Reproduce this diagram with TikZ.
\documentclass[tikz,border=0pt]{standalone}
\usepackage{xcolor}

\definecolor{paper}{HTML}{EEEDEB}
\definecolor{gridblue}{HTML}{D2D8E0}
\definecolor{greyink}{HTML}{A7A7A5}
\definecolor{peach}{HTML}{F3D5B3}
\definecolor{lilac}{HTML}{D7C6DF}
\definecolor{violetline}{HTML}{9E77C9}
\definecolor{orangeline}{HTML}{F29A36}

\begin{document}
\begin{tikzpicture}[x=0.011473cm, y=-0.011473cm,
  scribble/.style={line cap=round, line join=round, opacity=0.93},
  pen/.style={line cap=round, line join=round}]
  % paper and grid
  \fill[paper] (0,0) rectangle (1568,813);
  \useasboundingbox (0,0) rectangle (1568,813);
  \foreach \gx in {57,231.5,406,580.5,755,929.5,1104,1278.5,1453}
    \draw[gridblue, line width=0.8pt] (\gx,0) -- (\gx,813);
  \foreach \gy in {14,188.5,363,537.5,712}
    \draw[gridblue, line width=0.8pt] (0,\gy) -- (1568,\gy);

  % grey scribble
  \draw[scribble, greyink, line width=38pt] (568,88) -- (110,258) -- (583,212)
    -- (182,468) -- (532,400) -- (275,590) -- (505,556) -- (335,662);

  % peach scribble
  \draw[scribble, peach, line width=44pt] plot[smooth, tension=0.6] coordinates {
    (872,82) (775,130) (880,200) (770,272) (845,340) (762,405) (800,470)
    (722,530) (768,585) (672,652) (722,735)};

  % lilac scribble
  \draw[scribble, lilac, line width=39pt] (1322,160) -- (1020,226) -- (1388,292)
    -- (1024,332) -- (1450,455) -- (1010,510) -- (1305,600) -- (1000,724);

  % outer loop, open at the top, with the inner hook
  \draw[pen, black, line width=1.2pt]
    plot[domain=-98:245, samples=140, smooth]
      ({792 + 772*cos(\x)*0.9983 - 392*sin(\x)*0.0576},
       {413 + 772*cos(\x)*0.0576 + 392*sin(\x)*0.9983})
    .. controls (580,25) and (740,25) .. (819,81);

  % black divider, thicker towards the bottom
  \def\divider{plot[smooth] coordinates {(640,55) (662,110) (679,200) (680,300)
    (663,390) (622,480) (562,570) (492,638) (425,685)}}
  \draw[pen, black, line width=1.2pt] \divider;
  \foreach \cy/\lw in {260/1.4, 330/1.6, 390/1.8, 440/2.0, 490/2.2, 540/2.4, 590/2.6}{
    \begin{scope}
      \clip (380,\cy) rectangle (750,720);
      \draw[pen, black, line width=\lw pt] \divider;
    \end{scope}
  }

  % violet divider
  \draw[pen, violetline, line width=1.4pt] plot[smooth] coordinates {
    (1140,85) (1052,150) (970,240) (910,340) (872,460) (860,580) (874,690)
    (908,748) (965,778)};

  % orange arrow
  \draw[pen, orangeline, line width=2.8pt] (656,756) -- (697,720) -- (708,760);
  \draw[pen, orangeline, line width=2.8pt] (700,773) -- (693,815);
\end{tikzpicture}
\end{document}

--

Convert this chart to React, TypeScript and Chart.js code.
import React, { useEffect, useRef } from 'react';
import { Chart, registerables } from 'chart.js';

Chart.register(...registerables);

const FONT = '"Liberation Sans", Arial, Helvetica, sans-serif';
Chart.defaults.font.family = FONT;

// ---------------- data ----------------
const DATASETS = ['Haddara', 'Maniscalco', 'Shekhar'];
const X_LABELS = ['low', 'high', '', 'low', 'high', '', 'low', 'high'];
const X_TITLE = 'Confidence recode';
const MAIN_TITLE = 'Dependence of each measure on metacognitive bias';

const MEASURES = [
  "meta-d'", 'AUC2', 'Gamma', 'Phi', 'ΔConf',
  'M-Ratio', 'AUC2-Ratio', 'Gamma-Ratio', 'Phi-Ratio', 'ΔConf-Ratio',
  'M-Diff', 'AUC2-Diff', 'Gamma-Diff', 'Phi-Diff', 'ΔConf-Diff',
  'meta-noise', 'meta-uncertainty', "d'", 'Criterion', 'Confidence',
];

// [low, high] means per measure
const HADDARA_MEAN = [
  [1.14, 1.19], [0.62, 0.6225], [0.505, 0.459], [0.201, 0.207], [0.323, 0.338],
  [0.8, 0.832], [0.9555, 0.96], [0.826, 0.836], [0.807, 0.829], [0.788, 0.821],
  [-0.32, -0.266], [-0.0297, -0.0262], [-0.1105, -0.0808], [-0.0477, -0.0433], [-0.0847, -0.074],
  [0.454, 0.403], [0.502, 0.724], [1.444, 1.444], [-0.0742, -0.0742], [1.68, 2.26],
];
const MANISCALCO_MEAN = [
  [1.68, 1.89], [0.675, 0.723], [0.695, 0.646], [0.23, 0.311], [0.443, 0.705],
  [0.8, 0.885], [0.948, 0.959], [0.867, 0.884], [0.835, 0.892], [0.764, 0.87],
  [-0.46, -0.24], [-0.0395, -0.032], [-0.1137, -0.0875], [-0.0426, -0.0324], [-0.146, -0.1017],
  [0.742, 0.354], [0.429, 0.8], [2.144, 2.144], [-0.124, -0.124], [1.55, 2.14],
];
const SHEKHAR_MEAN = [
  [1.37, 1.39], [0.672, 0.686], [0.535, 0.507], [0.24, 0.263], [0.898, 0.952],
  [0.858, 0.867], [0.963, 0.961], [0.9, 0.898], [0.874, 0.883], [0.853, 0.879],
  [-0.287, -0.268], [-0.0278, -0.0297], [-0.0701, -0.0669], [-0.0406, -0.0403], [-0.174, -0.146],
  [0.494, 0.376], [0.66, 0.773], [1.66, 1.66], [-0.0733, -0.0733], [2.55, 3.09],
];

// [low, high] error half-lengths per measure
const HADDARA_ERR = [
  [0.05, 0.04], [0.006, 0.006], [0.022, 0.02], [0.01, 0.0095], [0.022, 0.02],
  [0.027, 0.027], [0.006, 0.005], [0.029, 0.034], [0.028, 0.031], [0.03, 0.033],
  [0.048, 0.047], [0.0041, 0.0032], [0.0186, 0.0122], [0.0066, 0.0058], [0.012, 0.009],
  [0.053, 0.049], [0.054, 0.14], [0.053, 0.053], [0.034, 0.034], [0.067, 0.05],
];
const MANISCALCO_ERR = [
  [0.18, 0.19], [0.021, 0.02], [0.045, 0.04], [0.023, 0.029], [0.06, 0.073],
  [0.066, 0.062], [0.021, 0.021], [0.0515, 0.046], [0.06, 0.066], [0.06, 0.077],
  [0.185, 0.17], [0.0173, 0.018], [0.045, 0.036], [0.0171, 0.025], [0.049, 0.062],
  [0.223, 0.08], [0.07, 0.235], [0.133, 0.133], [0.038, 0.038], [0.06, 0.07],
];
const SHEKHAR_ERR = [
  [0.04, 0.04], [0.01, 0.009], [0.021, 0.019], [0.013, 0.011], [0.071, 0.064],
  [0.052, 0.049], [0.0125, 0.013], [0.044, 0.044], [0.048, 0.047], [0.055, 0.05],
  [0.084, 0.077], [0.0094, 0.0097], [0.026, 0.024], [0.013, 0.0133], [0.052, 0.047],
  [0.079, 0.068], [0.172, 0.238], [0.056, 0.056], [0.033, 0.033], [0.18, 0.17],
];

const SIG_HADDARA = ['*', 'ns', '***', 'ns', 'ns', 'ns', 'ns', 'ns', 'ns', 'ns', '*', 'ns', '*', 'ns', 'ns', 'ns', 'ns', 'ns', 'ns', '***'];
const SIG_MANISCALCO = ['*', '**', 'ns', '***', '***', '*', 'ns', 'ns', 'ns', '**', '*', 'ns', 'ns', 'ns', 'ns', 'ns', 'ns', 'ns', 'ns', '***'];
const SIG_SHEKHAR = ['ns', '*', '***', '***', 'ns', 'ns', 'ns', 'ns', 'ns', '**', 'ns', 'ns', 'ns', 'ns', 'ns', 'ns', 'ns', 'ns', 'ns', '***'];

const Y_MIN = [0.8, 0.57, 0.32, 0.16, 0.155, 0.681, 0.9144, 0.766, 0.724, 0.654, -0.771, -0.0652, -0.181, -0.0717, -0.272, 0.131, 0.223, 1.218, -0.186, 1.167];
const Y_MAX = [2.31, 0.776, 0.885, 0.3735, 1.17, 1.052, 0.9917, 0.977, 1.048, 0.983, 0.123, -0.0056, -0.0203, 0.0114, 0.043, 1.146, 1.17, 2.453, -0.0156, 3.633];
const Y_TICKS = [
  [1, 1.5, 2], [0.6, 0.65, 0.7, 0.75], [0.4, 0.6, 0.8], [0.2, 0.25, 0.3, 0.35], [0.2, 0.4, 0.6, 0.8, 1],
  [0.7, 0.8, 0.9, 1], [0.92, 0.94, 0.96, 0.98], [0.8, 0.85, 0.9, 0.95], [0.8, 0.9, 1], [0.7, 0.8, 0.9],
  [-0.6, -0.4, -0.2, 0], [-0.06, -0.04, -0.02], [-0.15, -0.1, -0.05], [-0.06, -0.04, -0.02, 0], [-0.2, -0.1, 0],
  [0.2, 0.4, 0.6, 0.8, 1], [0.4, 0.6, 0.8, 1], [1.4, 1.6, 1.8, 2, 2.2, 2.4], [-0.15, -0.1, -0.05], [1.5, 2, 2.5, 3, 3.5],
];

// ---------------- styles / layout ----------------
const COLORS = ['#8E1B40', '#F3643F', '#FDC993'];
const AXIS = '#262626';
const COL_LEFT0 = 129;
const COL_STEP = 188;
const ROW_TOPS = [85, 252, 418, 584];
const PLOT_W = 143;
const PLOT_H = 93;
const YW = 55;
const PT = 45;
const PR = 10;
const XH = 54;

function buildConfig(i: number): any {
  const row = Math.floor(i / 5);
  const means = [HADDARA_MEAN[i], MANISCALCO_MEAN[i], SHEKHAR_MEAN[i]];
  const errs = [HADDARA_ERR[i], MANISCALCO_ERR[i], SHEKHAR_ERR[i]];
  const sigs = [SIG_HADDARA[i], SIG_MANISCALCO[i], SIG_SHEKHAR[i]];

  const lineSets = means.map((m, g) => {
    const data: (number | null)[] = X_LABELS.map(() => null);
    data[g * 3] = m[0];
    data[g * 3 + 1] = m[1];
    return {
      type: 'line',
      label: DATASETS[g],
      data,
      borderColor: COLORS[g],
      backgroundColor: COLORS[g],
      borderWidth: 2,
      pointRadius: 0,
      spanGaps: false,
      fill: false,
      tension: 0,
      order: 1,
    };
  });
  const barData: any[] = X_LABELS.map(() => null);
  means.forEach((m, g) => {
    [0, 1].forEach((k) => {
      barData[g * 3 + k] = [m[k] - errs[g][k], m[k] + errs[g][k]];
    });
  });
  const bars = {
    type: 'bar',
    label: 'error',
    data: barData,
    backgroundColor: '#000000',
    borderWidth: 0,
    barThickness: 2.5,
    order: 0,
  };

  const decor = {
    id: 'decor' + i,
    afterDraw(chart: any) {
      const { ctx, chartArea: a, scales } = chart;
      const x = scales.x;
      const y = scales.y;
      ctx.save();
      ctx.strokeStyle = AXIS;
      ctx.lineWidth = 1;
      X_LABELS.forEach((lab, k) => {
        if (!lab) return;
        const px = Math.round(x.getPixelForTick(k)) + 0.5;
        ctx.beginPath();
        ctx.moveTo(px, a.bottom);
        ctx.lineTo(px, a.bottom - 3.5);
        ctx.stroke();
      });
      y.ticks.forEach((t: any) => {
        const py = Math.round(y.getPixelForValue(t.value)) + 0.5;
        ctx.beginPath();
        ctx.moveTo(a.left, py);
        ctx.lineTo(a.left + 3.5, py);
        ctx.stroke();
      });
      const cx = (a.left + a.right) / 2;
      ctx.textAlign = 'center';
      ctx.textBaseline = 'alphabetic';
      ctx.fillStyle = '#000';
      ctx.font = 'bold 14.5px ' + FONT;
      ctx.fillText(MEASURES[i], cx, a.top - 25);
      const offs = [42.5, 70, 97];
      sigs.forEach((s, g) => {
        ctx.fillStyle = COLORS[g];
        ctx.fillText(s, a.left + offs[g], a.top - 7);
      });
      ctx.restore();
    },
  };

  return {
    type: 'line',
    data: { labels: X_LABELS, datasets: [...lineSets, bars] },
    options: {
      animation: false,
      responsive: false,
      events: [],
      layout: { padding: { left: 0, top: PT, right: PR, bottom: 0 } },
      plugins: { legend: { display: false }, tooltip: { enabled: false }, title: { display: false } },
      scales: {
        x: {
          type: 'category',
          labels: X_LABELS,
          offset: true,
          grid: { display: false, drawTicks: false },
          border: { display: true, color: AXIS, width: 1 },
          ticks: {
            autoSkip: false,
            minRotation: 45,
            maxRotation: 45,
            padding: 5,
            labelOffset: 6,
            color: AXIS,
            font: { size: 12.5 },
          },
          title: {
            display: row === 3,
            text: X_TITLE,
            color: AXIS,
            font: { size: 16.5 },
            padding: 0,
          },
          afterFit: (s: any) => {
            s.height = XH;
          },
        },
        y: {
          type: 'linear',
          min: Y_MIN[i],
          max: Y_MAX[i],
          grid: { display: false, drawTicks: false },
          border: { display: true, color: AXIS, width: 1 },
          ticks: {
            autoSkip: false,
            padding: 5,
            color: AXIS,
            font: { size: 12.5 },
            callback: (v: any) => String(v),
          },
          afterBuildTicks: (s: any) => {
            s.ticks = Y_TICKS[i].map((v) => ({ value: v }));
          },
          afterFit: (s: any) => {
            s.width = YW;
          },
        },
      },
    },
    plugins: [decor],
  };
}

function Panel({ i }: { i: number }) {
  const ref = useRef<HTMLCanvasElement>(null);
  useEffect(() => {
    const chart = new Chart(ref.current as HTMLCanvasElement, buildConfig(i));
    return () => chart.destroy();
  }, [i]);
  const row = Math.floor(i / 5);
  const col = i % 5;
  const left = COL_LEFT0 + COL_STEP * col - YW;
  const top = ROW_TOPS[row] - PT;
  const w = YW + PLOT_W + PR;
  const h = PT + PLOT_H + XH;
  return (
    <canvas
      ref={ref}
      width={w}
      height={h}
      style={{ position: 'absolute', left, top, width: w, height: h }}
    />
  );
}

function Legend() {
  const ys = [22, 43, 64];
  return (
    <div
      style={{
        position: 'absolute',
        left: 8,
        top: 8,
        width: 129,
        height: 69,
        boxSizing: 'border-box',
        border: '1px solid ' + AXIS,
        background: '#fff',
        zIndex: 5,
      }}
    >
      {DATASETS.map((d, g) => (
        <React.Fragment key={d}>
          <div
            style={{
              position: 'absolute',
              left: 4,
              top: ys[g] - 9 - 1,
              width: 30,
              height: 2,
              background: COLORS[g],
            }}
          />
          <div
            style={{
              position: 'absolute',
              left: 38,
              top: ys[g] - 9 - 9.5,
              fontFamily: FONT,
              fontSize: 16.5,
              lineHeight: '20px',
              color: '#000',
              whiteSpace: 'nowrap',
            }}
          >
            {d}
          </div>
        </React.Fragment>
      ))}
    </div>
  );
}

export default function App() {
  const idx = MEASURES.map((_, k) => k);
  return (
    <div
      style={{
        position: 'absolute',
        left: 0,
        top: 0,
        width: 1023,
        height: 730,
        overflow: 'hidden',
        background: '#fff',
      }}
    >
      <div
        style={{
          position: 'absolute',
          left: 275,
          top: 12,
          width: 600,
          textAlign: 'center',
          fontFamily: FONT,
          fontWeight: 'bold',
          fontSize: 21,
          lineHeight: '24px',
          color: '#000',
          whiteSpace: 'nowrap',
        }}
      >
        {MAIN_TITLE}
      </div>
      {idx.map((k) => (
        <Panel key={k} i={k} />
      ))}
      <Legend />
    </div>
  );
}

---

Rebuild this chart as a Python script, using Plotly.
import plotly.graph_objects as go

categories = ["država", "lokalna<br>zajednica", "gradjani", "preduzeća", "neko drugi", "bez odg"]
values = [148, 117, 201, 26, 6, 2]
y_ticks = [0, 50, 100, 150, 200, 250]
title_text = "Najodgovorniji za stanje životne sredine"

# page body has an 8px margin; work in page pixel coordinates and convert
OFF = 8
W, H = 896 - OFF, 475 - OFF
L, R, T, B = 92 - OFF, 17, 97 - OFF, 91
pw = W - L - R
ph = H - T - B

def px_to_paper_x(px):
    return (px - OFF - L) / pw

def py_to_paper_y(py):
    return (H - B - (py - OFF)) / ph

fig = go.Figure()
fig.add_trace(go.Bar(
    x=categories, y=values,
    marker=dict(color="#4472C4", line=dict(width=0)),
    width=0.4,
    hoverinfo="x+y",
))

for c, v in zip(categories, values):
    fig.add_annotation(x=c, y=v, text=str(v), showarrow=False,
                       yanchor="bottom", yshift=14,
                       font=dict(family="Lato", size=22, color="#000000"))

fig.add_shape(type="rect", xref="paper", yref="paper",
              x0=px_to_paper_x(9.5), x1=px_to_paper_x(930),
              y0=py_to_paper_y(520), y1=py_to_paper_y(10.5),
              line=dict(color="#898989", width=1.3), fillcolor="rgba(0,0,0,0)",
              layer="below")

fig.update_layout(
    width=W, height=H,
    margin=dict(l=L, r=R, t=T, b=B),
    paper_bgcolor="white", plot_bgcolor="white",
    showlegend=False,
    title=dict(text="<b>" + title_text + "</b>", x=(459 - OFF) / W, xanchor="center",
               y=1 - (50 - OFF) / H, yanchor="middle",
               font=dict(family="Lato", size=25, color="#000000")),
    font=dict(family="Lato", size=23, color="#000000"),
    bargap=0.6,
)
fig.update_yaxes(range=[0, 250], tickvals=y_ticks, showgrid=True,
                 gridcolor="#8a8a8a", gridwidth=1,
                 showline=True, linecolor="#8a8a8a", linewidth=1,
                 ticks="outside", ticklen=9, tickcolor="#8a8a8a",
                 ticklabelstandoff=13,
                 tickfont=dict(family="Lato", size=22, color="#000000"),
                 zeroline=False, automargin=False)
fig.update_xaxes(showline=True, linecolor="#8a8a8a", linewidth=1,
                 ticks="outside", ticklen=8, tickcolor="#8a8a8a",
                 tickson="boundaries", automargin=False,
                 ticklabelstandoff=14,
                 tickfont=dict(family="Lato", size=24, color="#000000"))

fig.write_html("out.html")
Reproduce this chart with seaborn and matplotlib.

# Directions
Repeat these lines exactly and nothing more: the one containing "Reproduce this diagram with TikZ.", the one containing "(722,530) (768,585) (672,652)", and all the lines between.

# Written reply
Reproduce this diagram with TikZ.
\documentclass[tikz,border=0pt]{standalone}
\usepackage{xcolor}

\definecolor{paper}{HTML}{EEEDEB}
\definecolor{gridblue}{HTML}{D2D8E0}
\definecolor{greyink}{HTML}{A7A7A5}
\definecolor{peach}{HTML}{F3D5B3}
\definecolor{lilac}{HTML}{D7C6DF}
\definecolor{violetline}{HTML}{9E77C9}
\definecolor{orangeline}{HTML}{F29A36}

\begin{document}
\begin{tikzpicture}[x=0.011473cm, y=-0.011473cm,
  scribble/.style={line cap=round, line join=round, opacity=0.93},
  pen/.style={line cap=round, line join=round}]
  % paper and grid
  \fill[paper] (0,0) rectangle (1568,813);
  \useasboundingbox (0,0) rectangle (1568,813);
  \foreach \gx in {57,231.5,406,580.5,755,929.5,1104,1278.5,1453}
    \draw[gridblue, line width=0.8pt] (\gx,0) -- (\gx,813);
  \foreach \gy in {14,188.5,363,537.5,712}
    \draw[gridblue, line width=0.8pt] (0,\gy) -- (1568,\gy);

  % grey scribble
  \draw[scribble, greyink, line width=38pt] (568,88) -- (110,258) -- (583,212)
    -- (182,468) -- (532,400) -- (275,590) -- (505,556) -- (335,662);

  % peach scribble
  \draw[scribble, peach, line width=44pt] plot[smooth, tension=0.6] coordinates {
    (872,82) (775,130) (880,200) (770,272) (845,340) (762,405) (800,470)
    (722,530) (768,585) (672,652) (722,735)};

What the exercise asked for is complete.